Cat Power is a magnifier of the beautiful moment, the lyric that melts. Take her cover of “(I can’t get no) Satisfaction” from the first Covers: “But he can’t be a man cause he doesn’t smoke the same cigarettes as me.” I have heard the Rolling Stones version ten trillion times, but I had never heard that line before. It simply never existed before Chan sang it.
Walter Benjamin helps explain her strange phenomenon of magnification: By close-ups of the things around us, by focusing on hidden details of familiar objects, by exploring common place milieus under the ingenious guidance of [the new voice] it extends our comprehension of the necessities which rule our lives; on the other hand, it manages to assure us of an immense and unexpected field of action.
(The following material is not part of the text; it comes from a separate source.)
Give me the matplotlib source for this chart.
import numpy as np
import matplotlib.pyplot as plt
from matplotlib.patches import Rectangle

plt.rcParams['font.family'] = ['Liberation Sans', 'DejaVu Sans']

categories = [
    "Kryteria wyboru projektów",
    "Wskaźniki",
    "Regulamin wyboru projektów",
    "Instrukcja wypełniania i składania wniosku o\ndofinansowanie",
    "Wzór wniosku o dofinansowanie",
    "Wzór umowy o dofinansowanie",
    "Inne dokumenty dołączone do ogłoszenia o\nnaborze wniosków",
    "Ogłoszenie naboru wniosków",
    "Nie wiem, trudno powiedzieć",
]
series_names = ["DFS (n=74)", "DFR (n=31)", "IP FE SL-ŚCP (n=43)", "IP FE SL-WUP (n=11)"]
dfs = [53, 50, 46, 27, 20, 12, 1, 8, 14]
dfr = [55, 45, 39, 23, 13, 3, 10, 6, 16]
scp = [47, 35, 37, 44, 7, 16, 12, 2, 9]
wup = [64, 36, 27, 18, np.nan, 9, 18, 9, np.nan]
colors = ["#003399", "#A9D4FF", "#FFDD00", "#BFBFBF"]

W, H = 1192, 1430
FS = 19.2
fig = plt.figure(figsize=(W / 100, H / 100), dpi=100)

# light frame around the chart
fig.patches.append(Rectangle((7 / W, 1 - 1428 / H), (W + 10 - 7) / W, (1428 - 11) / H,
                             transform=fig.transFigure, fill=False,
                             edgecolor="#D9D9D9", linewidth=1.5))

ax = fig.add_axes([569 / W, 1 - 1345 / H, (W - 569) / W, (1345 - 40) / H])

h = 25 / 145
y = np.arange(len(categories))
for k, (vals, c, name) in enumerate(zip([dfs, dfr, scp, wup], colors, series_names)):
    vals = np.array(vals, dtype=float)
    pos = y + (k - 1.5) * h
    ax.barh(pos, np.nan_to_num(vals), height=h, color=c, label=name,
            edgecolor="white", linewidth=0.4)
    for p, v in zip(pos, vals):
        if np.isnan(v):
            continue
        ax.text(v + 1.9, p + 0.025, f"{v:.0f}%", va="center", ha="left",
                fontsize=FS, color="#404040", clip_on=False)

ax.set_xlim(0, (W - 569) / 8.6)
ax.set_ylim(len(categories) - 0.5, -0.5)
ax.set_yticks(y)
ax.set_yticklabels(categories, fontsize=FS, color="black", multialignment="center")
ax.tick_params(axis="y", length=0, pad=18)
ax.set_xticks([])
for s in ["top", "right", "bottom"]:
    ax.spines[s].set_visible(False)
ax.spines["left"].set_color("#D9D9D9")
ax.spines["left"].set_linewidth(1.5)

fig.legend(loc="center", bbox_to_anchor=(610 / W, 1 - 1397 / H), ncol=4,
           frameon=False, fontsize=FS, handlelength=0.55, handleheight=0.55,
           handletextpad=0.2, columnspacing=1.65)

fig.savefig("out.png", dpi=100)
Instead of the song as a closed system, forever preserved in the aura of the original, Chan opens it up, delicately, unfolding each lyric. The familiar is new again. It’s uncanny.
Jukebox operates under the same logic. Stripping "I Believe in You" (a cover from Slow Train Coming) down to a single electric guitar shuffle, she distills the solitary substance of faith. With a sloven slide-guitar, she rides off into nowhere on the Highwaymen's "Silver Stallion," and she lulls Sinatra's "New York, New York" into a languorous, ominous ballad, lingering over some words, neglecting others.
Never afraid of her own medicine (perhaps a Judy Garland-esque cocktail) she dismantles and reconstructs her own songs, most notably 1998's "Metal Heart" and 2006’s “Could We.” But this is never egotistical, for the cover insists the I is always another.
Sure, Cat Power is unstable: It’s her weapon of choice.